Among the numerous activities I did this week, I think that what struck me the most is certainly the rumba performance I experienced for the first time at El Jelengue with a group called ‘Rumberos de Cuba’. With such a name, no doubt about what it was! Even though I had previously watched rumba videos on Youtube, it was completely different to be in it, to feel the involvement of singers, drummers, dancers and spectators. It was undoubtedly ‘fuerte’ as the lady sitting next to me was exclaiming regularly! I had never seen so many shoulder undulations and shakings, in every kind of position, so fast and during such long sequences!

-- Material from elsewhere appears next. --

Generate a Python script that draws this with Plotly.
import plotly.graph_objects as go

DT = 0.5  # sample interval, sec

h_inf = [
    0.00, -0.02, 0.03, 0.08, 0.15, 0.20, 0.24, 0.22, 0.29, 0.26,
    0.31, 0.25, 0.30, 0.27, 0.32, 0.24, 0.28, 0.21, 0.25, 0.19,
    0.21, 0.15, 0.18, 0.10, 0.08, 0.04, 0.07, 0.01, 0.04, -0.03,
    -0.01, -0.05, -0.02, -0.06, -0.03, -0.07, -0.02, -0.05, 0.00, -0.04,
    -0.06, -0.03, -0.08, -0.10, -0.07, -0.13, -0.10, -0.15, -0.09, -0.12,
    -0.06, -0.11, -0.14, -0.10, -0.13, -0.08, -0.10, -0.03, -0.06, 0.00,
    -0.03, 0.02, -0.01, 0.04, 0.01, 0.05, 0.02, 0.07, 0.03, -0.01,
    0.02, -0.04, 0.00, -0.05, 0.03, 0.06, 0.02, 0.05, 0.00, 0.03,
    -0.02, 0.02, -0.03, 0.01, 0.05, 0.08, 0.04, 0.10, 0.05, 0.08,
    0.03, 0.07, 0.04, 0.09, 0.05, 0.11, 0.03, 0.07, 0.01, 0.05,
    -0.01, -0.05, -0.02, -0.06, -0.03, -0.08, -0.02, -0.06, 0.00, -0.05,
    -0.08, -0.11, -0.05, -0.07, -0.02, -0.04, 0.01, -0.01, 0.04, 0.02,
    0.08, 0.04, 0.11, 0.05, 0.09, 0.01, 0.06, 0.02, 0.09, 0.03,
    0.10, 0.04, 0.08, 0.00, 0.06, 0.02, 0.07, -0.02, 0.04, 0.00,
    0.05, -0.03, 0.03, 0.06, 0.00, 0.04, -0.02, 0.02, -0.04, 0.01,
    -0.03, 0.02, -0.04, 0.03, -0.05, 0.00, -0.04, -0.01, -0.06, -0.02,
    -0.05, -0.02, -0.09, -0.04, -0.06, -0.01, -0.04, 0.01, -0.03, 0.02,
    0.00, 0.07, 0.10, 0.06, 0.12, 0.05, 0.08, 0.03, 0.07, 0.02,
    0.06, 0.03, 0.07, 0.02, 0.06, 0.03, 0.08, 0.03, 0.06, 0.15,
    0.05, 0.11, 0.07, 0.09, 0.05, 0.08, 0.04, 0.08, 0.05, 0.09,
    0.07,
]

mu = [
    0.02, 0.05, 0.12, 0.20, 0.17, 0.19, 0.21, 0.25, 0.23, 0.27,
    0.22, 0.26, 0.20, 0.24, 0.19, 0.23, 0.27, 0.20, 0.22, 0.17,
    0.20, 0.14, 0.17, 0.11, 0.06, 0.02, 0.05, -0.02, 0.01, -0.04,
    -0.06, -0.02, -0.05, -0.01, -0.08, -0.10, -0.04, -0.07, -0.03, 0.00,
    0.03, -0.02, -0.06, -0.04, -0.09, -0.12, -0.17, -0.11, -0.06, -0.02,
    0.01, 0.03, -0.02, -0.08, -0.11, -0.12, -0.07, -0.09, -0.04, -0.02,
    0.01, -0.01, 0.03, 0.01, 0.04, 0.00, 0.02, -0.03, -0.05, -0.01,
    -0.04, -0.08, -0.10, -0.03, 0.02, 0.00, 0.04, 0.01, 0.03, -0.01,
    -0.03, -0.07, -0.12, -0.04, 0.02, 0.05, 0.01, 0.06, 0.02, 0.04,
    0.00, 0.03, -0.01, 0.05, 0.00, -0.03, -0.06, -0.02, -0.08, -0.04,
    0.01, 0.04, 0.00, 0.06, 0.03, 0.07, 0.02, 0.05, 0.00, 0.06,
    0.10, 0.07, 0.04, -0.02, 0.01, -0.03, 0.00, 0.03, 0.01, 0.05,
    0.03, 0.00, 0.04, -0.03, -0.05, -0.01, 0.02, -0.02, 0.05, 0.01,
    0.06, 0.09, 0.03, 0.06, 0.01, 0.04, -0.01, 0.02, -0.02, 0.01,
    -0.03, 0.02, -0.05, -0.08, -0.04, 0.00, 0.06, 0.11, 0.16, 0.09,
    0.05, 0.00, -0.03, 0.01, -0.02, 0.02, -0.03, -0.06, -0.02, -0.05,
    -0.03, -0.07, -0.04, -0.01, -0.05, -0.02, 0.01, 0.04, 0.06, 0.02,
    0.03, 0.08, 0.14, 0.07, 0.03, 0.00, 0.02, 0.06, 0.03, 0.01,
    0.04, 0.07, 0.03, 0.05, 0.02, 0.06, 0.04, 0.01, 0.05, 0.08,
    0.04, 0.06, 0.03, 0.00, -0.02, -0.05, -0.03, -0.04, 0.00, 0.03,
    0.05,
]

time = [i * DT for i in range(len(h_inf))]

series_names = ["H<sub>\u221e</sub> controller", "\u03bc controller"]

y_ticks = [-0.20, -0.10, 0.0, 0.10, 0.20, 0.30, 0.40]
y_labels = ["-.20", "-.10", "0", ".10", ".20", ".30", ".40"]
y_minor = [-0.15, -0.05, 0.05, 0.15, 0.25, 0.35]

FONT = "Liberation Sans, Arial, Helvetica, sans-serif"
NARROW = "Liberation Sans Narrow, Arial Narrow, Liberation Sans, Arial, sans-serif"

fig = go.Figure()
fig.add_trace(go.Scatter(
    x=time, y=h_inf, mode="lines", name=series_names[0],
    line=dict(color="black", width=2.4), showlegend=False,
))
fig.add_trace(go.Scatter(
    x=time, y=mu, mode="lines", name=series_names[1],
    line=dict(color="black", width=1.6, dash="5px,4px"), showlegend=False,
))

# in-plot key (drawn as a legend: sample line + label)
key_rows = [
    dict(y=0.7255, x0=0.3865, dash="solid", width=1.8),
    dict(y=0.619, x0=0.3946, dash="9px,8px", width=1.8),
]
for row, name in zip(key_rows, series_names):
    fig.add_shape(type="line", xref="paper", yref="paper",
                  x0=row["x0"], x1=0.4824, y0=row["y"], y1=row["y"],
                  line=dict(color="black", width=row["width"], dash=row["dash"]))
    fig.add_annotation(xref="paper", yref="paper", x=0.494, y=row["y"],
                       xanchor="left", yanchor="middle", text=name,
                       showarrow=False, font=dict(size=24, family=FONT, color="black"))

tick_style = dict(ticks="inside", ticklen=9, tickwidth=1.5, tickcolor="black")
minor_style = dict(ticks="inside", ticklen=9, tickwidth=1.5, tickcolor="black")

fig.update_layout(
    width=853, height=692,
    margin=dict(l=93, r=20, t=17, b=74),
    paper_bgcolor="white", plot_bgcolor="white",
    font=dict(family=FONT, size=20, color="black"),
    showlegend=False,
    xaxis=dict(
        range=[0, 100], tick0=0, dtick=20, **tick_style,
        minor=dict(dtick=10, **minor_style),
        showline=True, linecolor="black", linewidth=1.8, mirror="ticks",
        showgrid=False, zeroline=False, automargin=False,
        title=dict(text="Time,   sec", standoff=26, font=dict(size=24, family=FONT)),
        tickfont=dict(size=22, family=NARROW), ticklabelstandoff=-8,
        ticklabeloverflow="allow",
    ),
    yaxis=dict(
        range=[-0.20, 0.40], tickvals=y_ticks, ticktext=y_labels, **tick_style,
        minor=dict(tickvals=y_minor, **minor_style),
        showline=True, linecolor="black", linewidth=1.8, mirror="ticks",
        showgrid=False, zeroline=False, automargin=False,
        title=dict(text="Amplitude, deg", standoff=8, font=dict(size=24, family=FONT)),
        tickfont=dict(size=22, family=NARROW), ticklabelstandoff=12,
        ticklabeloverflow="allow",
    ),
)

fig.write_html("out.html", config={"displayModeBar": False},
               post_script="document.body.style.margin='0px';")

During this first week, I tried to understand how things work here, how a foreigner in general and a lone white woman in particular could deal with the basic aspects of life. I feel now able to pursue my research and hopefully be more successful next week. Nothing new about this since ethnographic fieldwork is indeed also like that: being alone in an unfamiliar country without any of your usual means of communication, looking for something nobody (or almost) cares about, getting lost by trying to find a place for which the address you have is something like ‘calle 3ra e/ 10 y 12’ or ‘calle 13 e/ M y N’ or again – this one was hell: ‘calle 36-A, e. 7ma y 5ta’; drinking cocktails with potential informants in which, unfortunately, the proportions are more rum than anything else! Indeed, forget about your previous European experiences of Cuba Libre or Mojito– how they do it here is like this: ¾ of the glass is filled with rum and the remaining quarter with ice and the rest of the ingredients, and this is when you have said: please not too much! ☺
Sitting on conga chairs: only in Cuba?!
Despite some postcards clichés that you cannot avoid, the old American cars and the women with a huge cigar at their mouth, violent rains due to the hurricane season unexpectedly mark this first week in Havana… As an interesting resonance, the undulations of the Rumbero’s shoulders and the thunder rolls of Cuban tropical storms welcome my first week in Havana! (Chango ‘ta veni– adds Ananya!!)